Dr. Miriam Kirchner, Aachen

Depressionen

Ein Erfahrungsbuch zu Diagnostik, Verlauf, Therapie und Prävention

Von Manfred Wolfersdorf und Gerd Laux. Kohlhammer Verlag, Stuttgart, 2021. 227 Seiten, 21 Abbildungen, 21 Tabellen. Auch als E-Book erhältlich. Kartoniert 59,– Euro. ISBN 978-3-17-030647-9. E-Book (PDF-Format) 52,99 Euro. ISBN 978-3-17-030648-6.

Im Alltag der ärztlich-therapeutischen Ausbildung in der Klinik ist die fachliche Auseinandersetzung mit der Diagnose und dem Krankheitsbild Depression meist durch die Lektüre von Leitlinien und manualisierten Psychotherapie- und Psychoedukationsmaterialen geprägt. Der Titel „Depressionen. Ein Erfahrungsbuch zu Diagnostik, Verlauf, Therapie und Prävention“ gibt bereits einen Ausblick darauf, dass die Leser etwas anderes erwartet: Auf 227 Seiten, gegliedert in zwölf Kapitel, geben die Autoren einen umfassenden Überblick über Epidemiologie, klinisches Bild, Ätiopathogenese, Diagnostik, Therapie und Verlauf depressiver Erkrankungen. Dabei legen sie einen Schwerpunkt auf eine Darstellung klinischer Konsenspunkte („good clinical practice“).

Hierbei werden insbesondere Teile der Darstellung des klinischen Bildes, der Ätiopathogenese und der Therapie in ihren psychiatriegeschichtlichen Kontext eingebettet. Begriffe, die jüngeren Generationen von Weiterbildungsassistenten im Alltag nur noch selten begegnen, werden luzide eingeführt. Zum Beispiel erinnern die Autoren an das Kielholz-Schema, das in aktuellen Behandlungsplanungen keine aktive Rolle mehr spielt. Althergebrachte Grundsätze im klinischen Alltag (z. B. kein Einsatz antriebsteigernder Antidepressiva bei Suizidalität) werden anschaulich hergeleitet, um sie dann wiederum in die aktuelle leitliniengerechte Therapie einzuordnen und teilweise zu relativieren.

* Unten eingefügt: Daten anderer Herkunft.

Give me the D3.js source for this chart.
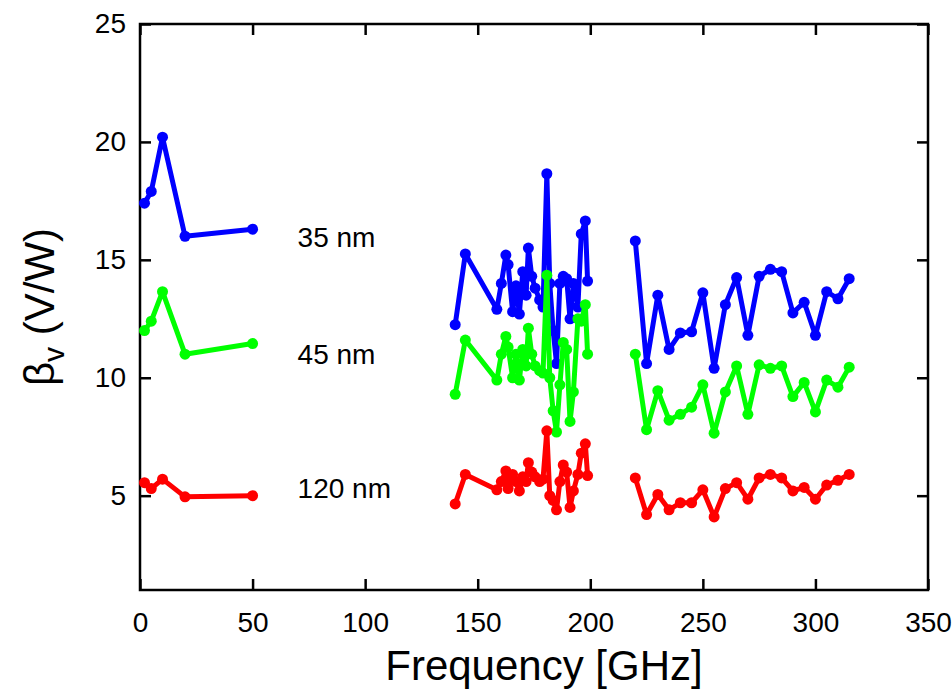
<!DOCTYPE html>
<html>
<head>
<meta charset="utf-8">
<script src="https://cdn.jsdelivr.net/npm/d3@7"></script>
<style>
body { margin: 0; background: #fff; }
svg text { font-family: "Liberation Sans", Arial, Helvetica, sans-serif; fill: #000; }
</style>
</head>
<body>
<div class="chart"></div>
<script>
// frequencies (GHz), three measurement bands
var freqLow = [2, 5, 10, 20, 50];
var freqMid = [140, 144.5, 158.5, 160.5, 162.5, 163.5, 165.5, 167, 168.5, 170, 171.5, 172.5, 174, 175.5, 177.5, 179, 180.7,
    182, 183.5, 185, 186.5, 188, 189.5, 191, 192.5, 194.5, 196, 197.8, 198.8];
var freqHigh = [220, 225, 230, 235, 240, 245, 250, 255, 260, 265, 270, 275, 280, 285, 290, 295, 300, 305, 310, 315];

// responsivity (V/W)
var nm35Low = [17.4, 17.9, 20.2, 16.0, 16.3];
var nm35Mid = [12.25, 15.25, 12.9, 14.0, 15.2, 14.8, 12.8, 13.9, 12.7, 14.5, 13.5, 15.5, 14.3, 13.8, 13.3, 13.0, 18.65,
    14.0, 12.0, 10.6, 14.0, 14.3, 14.2, 12.5, 14.0, 13.0, 16.1, 16.65, 14.1];
var nm35High = [15.8, 10.6, 13.5, 11.2, 11.9, 11.95, 13.6, 10.4, 13.1, 14.25, 11.8, 14.3, 14.6, 14.5, 12.75, 13.2, 11.8, 13.65, 13.35, 14.2];

var nm45Low = [12.0, 12.4, 13.65, 11.0, 11.45];
var nm45Mid = [9.3, 11.6, 9.9, 11.0, 11.75, 11.3, 10.0, 11.0, 9.9, 11.2, 10.5, 12.1, 11.0, 10.5, 10.3, 10.2, 14.35,
    10.0, 8.6, 7.7, 9.7, 11.5, 11.2, 8.15, 9.4, 12.5, 12.4, 13.1, 11.0];
var nm45High = [11.0, 7.8, 9.45, 8.2, 8.45, 8.75, 9.7, 7.65, 9.4, 10.5, 8.45, 10.55, 10.4, 10.5, 9.2, 9.8, 8.55, 9.9, 9.6, 10.45];

var nm120Low = [5.55, 5.3, 5.7, 4.95, 5.0];
var nm120Mid = [4.65, 5.9, 5.25, 5.6, 6.05, 5.3, 5.9, 5.6, 5.2, 5.8, 5.6, 6.4, 6.0, 5.8, 5.6, 5.7, 7.75,
    5.0, 4.8, 4.4, 5.6, 6.3, 6.0, 4.5, 5.2, 5.9, 6.8, 7.2, 5.85];
var nm120High = [5.75, 4.2, 5.05, 4.4, 4.7, 4.7, 5.25, 4.1, 5.3, 5.55, 4.85, 5.75, 5.9, 5.75, 5.2, 5.35, 4.85, 5.45, 5.65, 5.9];

var seriesNames = ["35 nm", "45 nm", "120 nm"];
var seriesColors = ["#0000ff", "#00ff00", "#ff0000"];
var seriesLow = [nm35Low, nm45Low, nm120Low];
var seriesMid = [nm35Mid, nm45Mid, nm120Mid];
var seriesHigh = [nm35High, nm45High, nm120High];
var labelAt = [[70, 15.55], [70, 10.6], [70, 4.9]]; // [GHz, V/W] where the label sits

var xTicks = [0, 50, 100, 150, 200, 250, 300, 350];
var yTicks = [5, 10, 15, 20, 25];

var margin = { top: 24, right: 24, bottom: 101, left: 140 },
    width = 952 - margin.left - margin.right,
    height = 691 - margin.top - margin.bottom;

var svg = d3.select(".chart")
    .append("svg")
    .attr("width", 952)
    .attr("height", 691)
    .append("g")
    .attr("transform", "translate(" + margin.left + "," + margin.top + ")");

var x = d3.scaleLinear()
    .domain([0, 350])
    .range([0, width]);

var y = d3.scaleLinear()
    .domain([1, 25])
    .range([height, 0]);

// frame
svg.append("rect")
    .attr("width", width)
    .attr("height", height)
    .style("fill", "none")
    .style("stroke", "#000")
    .style("stroke-width", 2.5);

// axes (ticks pointing inward, mirrored on top / right)
var xAxis = d3.axisBottom(x).tickValues(xTicks).tickSize(-11).tickPadding(22).tickFormat(d3.format("d"));
var xTop = d3.axisTop(x).tickValues(xTicks).tickSize(-11).tickFormat("");
var yAxis = d3.axisLeft(y).tickValues(yTicks).tickSize(-11).tickPadding(14).tickFormat(d3.format("d"));
var yRight = d3.axisRight(y).tickValues(yTicks).tickSize(-11).tickFormat("");

function styleAxis(g) {
    g.select(".domain").remove();
    g.selectAll(".tick line").style("stroke", "#000").style("stroke-width", 2.5);
    g.selectAll(".tick text").style("font-size", "28px");
}

svg.append("g").attr("transform", "translate(0," + height + ")").call(xAxis).call(styleAxis);
svg.append("g").call(xTop).call(styleAxis);
svg.append("g").call(yAxis).call(styleAxis);
svg.append("g").attr("transform", "translate(" + width + ",0)").call(yRight).call(styleAxis);

var line = d3.line()
    .x(function(d) { return x(d[0]); })
    .y(function(d) { return y(d[1]); });

var layerData = svg.append("g");

seriesNames.forEach(function(name, i) {
    var segments = [
        d3.zip(freqLow, seriesLow[i]),
        d3.zip(freqMid, seriesMid[i]),
        d3.zip(freqHigh, seriesHigh[i])
    ];
    var g = layerData.append("g");
    segments.forEach(function(seg) {
        g.append("path")
            .datum(seg)
            .attr("d", line)
            .style("fill", "none")
            .style("stroke", seriesColors[i])
            .style("stroke-width", 5)
            .style("stroke-linejoin", "round");
        g.selectAll(null)
            .data(seg)
            .enter()
            .append("circle")
            .attr("cx", function(d) { return x(d[0]); })
            .attr("cy", function(d) { return y(d[1]); })
            .attr("r", 5.5)
            .style("fill", seriesColors[i]);
    });
    svg.append("text")
        .attr("x", x(labelAt[i][0]))
        .attr("y", y(labelAt[i][1]))
        .style("font-size", "28px")
        .text(name);
});

// axis titles
svg.append("text")
    .attr("x", width / 2 + 10)
    .attr("y", height + 90)
    .attr("text-anchor", "middle")
    .style("font-size", "42px")
    .text("Frequency [GHz]");

var yTitle = svg.append("text")
    .attr("transform", "translate(-86," + (height / 2) + ") rotate(-90)")
    .attr("text-anchor", "middle")
    .style("font-size", "42px");
yTitle.append("tspan").text("β");
yTitle.append("tspan").attr("dy", 10).style("font-size", "30px").text("v");
yTitle.append("tspan").attr("dy", -10).text(" (V/W)");
</script>
</body>
</html>
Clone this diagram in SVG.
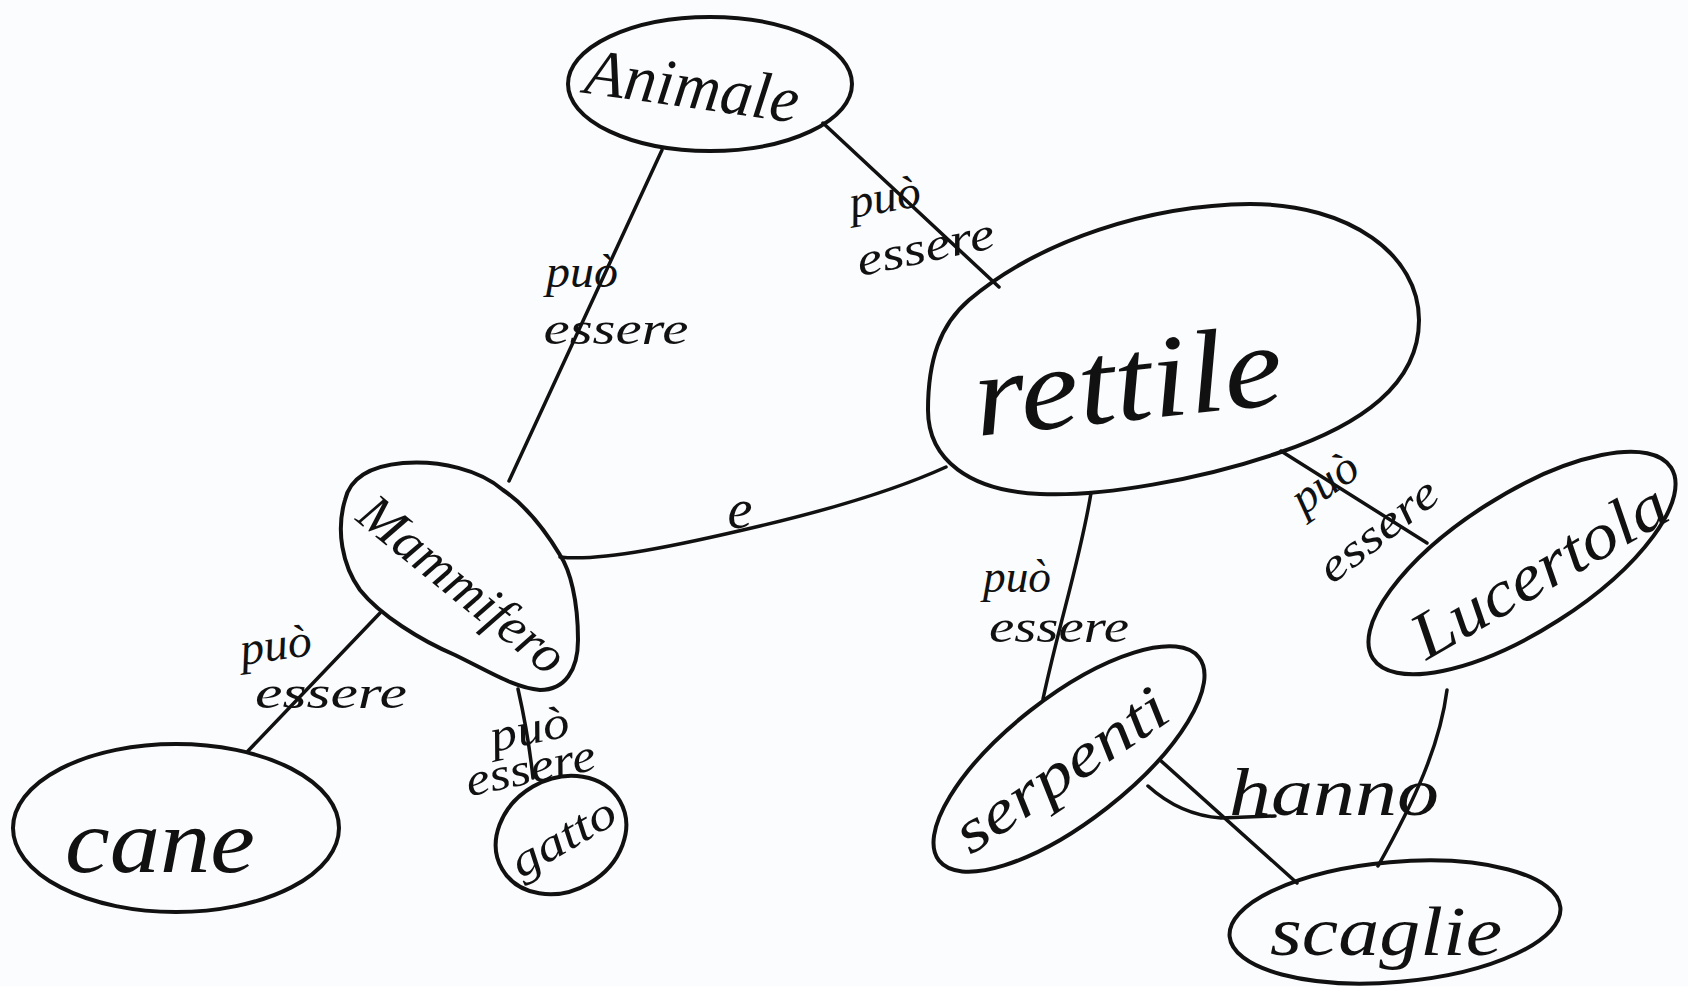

Die Autoren liefern im Kapitel zum „klinischen Bild“ eine anschauliche Darstellung weit über die ICD-10-Kriterien hinaus. Sie erläutern ausführlich aus ihrer klinischen Erfahrung Symptome im Behandlungsverlauf, die Selbstwahrnehmung der Patienten und die Perspektiven der Behandler. Verschiedene Beschwerdebilder werden praxisnah beleuchtet und mit Fallbeispielen veranschaulicht.

In abgesetzten Kästen geben die Autoren persönliche Einschätzungen zu Schwerpunktthemen. Dabei beziehen sie immer wieder Stellung zu soziokulturellen Entwicklungen, beispielsweise gesellschaftlichem Wandel und Digitalisierung. In dem Kapitel „Psychodynamisches Modell“ setzen die Autoren einen Schwerpunkt auf ein durch die Autoren selbst vor Jahren formuliertes Konzept, das auf ihren Erfahrungen aus der Arbeit auf Depressionsstationen mit trieb- und Ich-psychologischen, psychodynamischen Ansätzen in Kombination mit verhaltenstherapeutischen und kognitiven Angeboten basiert. Darüber hinaus wird eine umfassende Darstellung des State-of-the-Art zu Diagnostik und Therapie und ein Überblick über störungsspezifische Therapieverfahren (IPT, CBAS) gegeben.

Die persönlichen Anmerkungen der Autoren regen Leser dazu an, ihren eigenen klinischen Blick auf die aufgeführten Phänomene und Erfahrungen zu lenken und die eigene Sicht und Erfahrung von der akzentuierten Perspektive aus zu betrachten. Die Leser nehmen so eine Betrachtung der Inhalte ein, die zu einer lebhaften Reflexion einlädt und eine angeregte Auseinandersetzung mit der Thematik ermöglicht.